When a computer program requests an open port to connect to the Internet, you have to forward it to your computer using your router's configuration page. Router setup varies from brand to brand, and even from model to model, but port forwarding works similarly on many different types of routers.
Even if you don't see your router's brand listed below, or if your interface looks different than the pictures, look around in your router's setup page for a method similar to one of those offered here.
To reach your router's configuration page, you need to know its IP address. You'll also need to know your computer's local IP address to forward ports. If you don't know these numbers already, find them using ipconfig. Open the command prompt (press Windows-R and run cmd), type ipconfig and press Enter. Read the line labeled "IPv4 Address" for your computer's IP address, and the "Default Gateway" line for your router's IP. Ipconfig outputs a lot of data, so if you don't see these lines, scroll up.
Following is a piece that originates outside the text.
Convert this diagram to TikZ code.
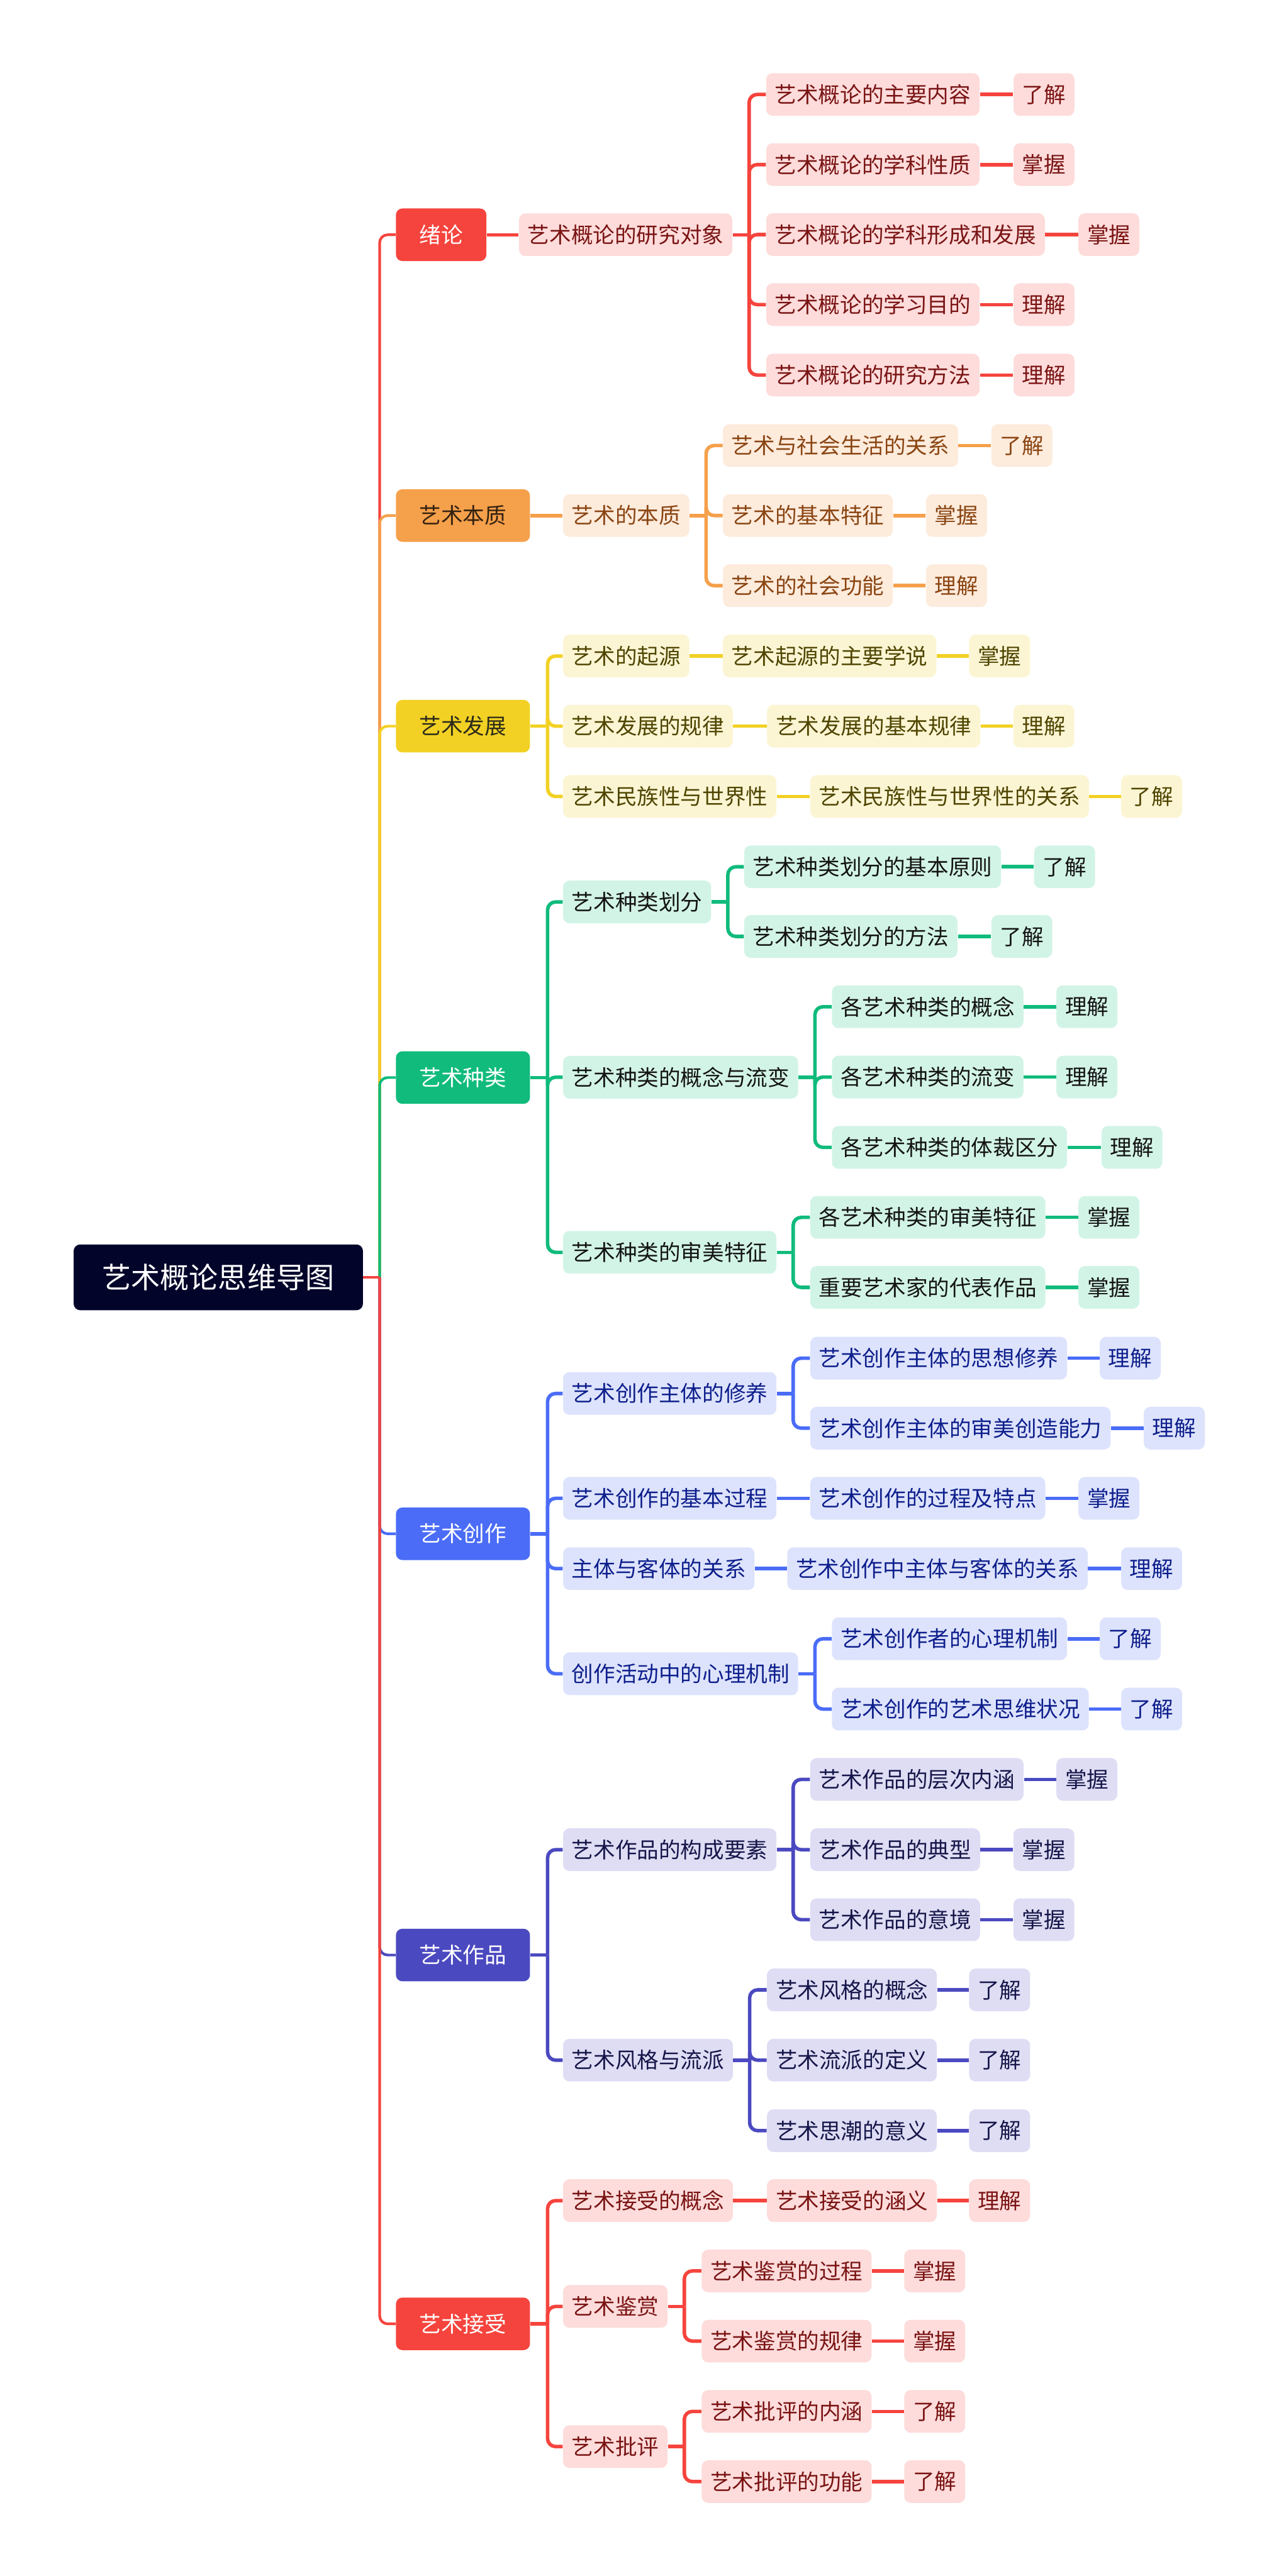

IP addresses in hand, log in to your router by typing the number from the Default Gateway line into your Web browser's address bar. Enter the router's administrative user name and password when prompted.
If you don't know your router's user name or password, look for a sticker on the router or check in its manual.
Click Applications & Gaming on the menu bar.
Open the Port Range Forward tab, if it isn't already open. On the first empty line, fill in the range of ports you want forwarded with the Start and End boxes. Choose the protocol — pick Both if you aren't sure — and then enter the last section of your computer's IP in the IP Address field. Check Enable and click Save Settings. The Application box is an optional label for your reference.
DD-WRT (Including Buffalo Routers)
Click NAT/QoS on the main menu. Unlike most routers, DD-WRT only prompts you to log in after you click an option on the menu, so log in to continue.
Click Add to create a new blank line on the Port Forwarding tab. Enter the same port number you want to forward in both the Port From and Port To boxes. Pick the protocol, enter your computer's full IP address and check Enable. Add a label in the Application box for your own reference, and then click Apply Settings to finish.
To forward a range of ports, open the Port Range Forwarding tab instead. The rest of the process works the same, except you'll need to fill in Start and End boxes to define the range of ports.
Click Forwarding to open the Virtual Servers page, which is TP-LINK's term for port forwarding. Click Add New to start a new forward.
Enter the port to forward in the Service Port field, or enter a range of ports using a hyphen. Leave the Internal Port field blank. Fill in your computer's full IP address and set the protocol. Click Save to finish.
On TP-LINK routers, the ALL protocol option is equivalent to the Both option on other routers.